A block of data:
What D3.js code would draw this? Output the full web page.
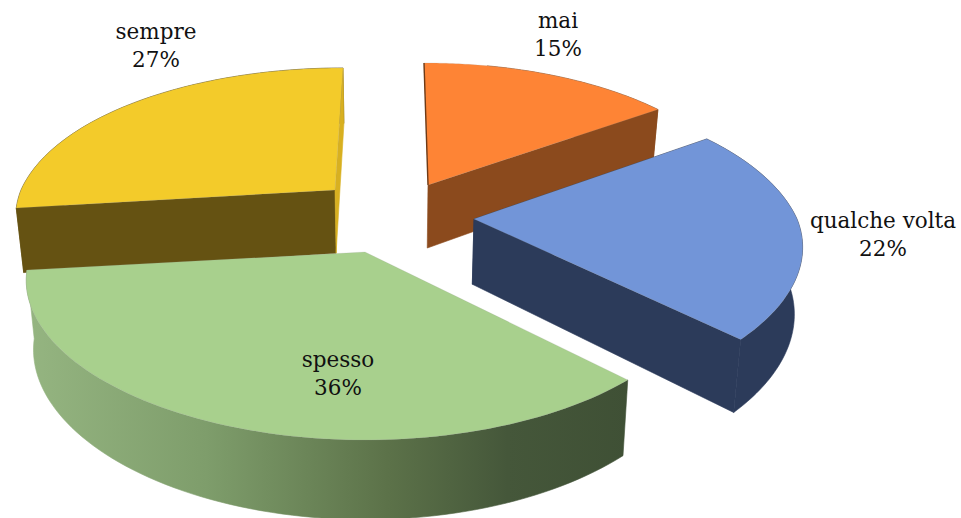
<!DOCTYPE html>
<html>
<head>
<meta charset="utf-8">
<script src="https://cdn.jsdelivr.net/npm/d3@7"></script>
<style>
html,body{margin:0;padding:0;background:#fff;overflow:hidden}
svg{display:block}
text{font-family:"DejaVu Serif",serif;font-size:21.5px;fill:#111;text-anchor:middle}
</style>
</head>
<body>
<svg id="c" width="961" height="518"></svg>
<script>
const categories = ["mai", "qualche volta", "spesso", "sempre"];
const percentLabels = ["15%", "22%", "36%", "27%"];
const values = [15.3, 21.9, 35.9, 26.9];
const topColors = ["#FE8435", "#7295D8", "#A8D08D", "#F3CB2A"];
const wallColors = ["#8B4A1D", "#2C3B5A", "url(#greenWall)", "#655212"];
const edgeColors = ["#6e3a16", "#2C3B5A", "#8aa874", "#D8B020"];

// projection layout of each exploded slice
const apexX = [428, 474, 365, 335];
const apexY = [185, 219, 252, 190];
const radiusX = [313, 323, 333, 314];
const lean = [-4, -12, 0, 8];
const backScale = [1, 1.06, 1, 1];
const startTweak = [0, 0, 3, 0];   // degrees, foreshortening of the front corner
const labelX = [558, 883, 338, 156];
const labelY = [28, 228, 367, 39];
const drawOrder = [3, 0, 1, 2];

const RY = 148, P = 0.2126, Q = 0.184, VX = 390;

const svg = d3.select("#c");
const grad = svg.append("defs").append("linearGradient")
  .attr("id", "greenWall").attr("gradientUnits", "userSpaceOnUse")
  .attr("x1", 27).attr("x2", 628).attr("y1", 0).attr("y2", 0);
[[0, "#95B581"], [0.3, "#7E9D6B"], [0.6, "#5C7249"], [0.8, "#45573A"], [1, "#3F5035"]]
  .forEach(s => grad.append("stop").attr("offset", s[0]).attr("stop-color", s[1]));

const arcs = d3.pie().sort(null).startAngle(0).endAngle(2 * Math.PI)(values);
const line = d3.line();
const closed = pts => line(pts) + "Z";

function project(i, a) {
  const u = Math.sin(a), v = Math.cos(a);
  return [
    apexX[i] + radiusX[i] * u / (1 + Q * v) + lean[i] * Math.max(v, 0),
    apexY[i] - RY * v / (1 + P * v) * (v > 0 ? backScale[i] : 1)
  ];
}
function drop(p) {
  return [p[0] + (VX - p[0]) * 0.02, p[1] + 51 + 0.065 * p[1]];
}

drawOrder.forEach(i => {
  const d = arcs[i];
  const n = 80;
  const a0 = d.startAngle + startTweak[i] * Math.PI / 180;
  const rim = d3.range(n + 1).map(k => project(i, a0 + (d.endAngle - a0) * k / n));
  const rimLow = rim.map(drop);
  const apex = [apexX[i], apexY[i]];
  const apexLow = drop(apex);
  const g = svg.append("g");

  // outer wall (the hidden start of the orange wall is left out)
  const from = i === 0 ? 20 : 0;
  g.append("path")
    .attr("d", closed(rim.slice(from).concat(rimLow.slice(from).reverse())))
    .attr("fill", wallColors[i]).attr("stroke", wallColors[i]).attr("stroke-width", 0.6);
  // inner walls
  const walls = [
    { show: i === 1 || i === 3, t: rim[0], b: rimLow[0], col: wallColors[i] },
    { show: i !== 2, t: rim[n], b: rimLow[n], col: i === 3 ? edgeColors[3] : wallColors[i] }
  ];
  walls.filter(w => w.show).forEach(w => {
    g.append("path")
      .attr("d", closed([apex, w.t, w.b, apexLow]))
      .attr("fill", w.col).attr("stroke", w.col).attr("stroke-width", 0.6);
  });
  // top face
  g.append("path")
    .attr("d", closed([apex].concat(rim)))
    .attr("fill", topColors[i])
    .attr("stroke", "#999").attr("stroke-opacity", 0.22).attr("stroke-width", 0.8);
  if (i === 0) {
    g.append("path").attr("d", line([apex, rim[0]]))
      .attr("stroke", edgeColors[0]).attr("stroke-width", 1.4).attr("fill", "none");
  }
});

categories.forEach((c, i) => {
  const t = svg.append("text").attr("x", labelX[i]).attr("y", labelY[i]);
  t.append("tspan").attr("x", labelX[i]).text(c);
  t.append("tspan").attr("x", labelX[i]).attr("dy", 28).text(percentLabels[i]);
});
</script>
</body>
</html>
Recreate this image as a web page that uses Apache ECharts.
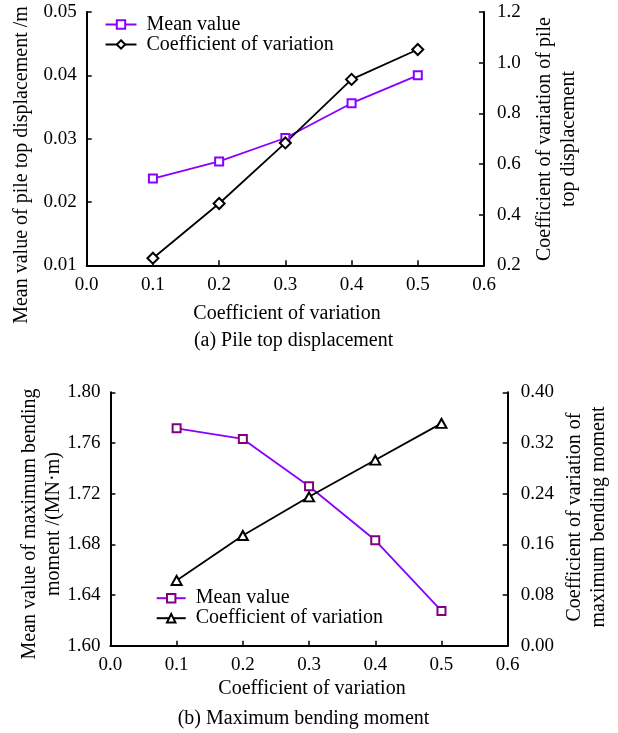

Task description
Leave out the pictures, then repeat the listing above exactly from its first line to the line with "const RY = 148, P", inclusive.

Reply
What D3.js code would draw this? Output the full web page.
<!DOCTYPE html>
<html>
<head>
<meta charset="utf-8">
<script src="https://cdn.jsdelivr.net/npm/d3@7"></script>
<style>
html,body{margin:0;padding:0;background:#fff;overflow:hidden}
svg{display:block}
text{font-family:"DejaVu Serif",serif;font-size:21.5px;fill:#111;text-anchor:middle}
</style>
</head>
<body>
<svg id="c" width="961" height="518"></svg>
<script>
const categories = ["mai", "qualche volta", "spesso", "sempre"];
const percentLabels = ["15%", "22%", "36%", "27%"];
const values = [15.3, 21.9, 35.9, 26.9];
const topColors = ["#FE8435", "#7295D8", "#A8D08D", "#F3CB2A"];
const wallColors = ["#8B4A1D", "#2C3B5A", "url(#greenWall)", "#655212"];
const edgeColors = ["#6e3a16", "#2C3B5A", "#8aa874", "#D8B020"];

// projection layout of each exploded slice
const apexX = [428, 474, 365, 335];
const apexY = [185, 219, 252, 190];
const radiusX = [313, 323, 333, 314];
const lean = [-4, -12, 0, 8];
const backScale = [1, 1.06, 1, 1];
const startTweak = [0, 0, 3, 0];   // degrees, foreshortening of the front corner
const labelX = [558, 883, 338, 156];
const labelY = [28, 228, 367, 39];
const drawOrder = [3, 0, 1, 2];

const RY = 148, P = 0.2126, Q = 0.184, VX = 390;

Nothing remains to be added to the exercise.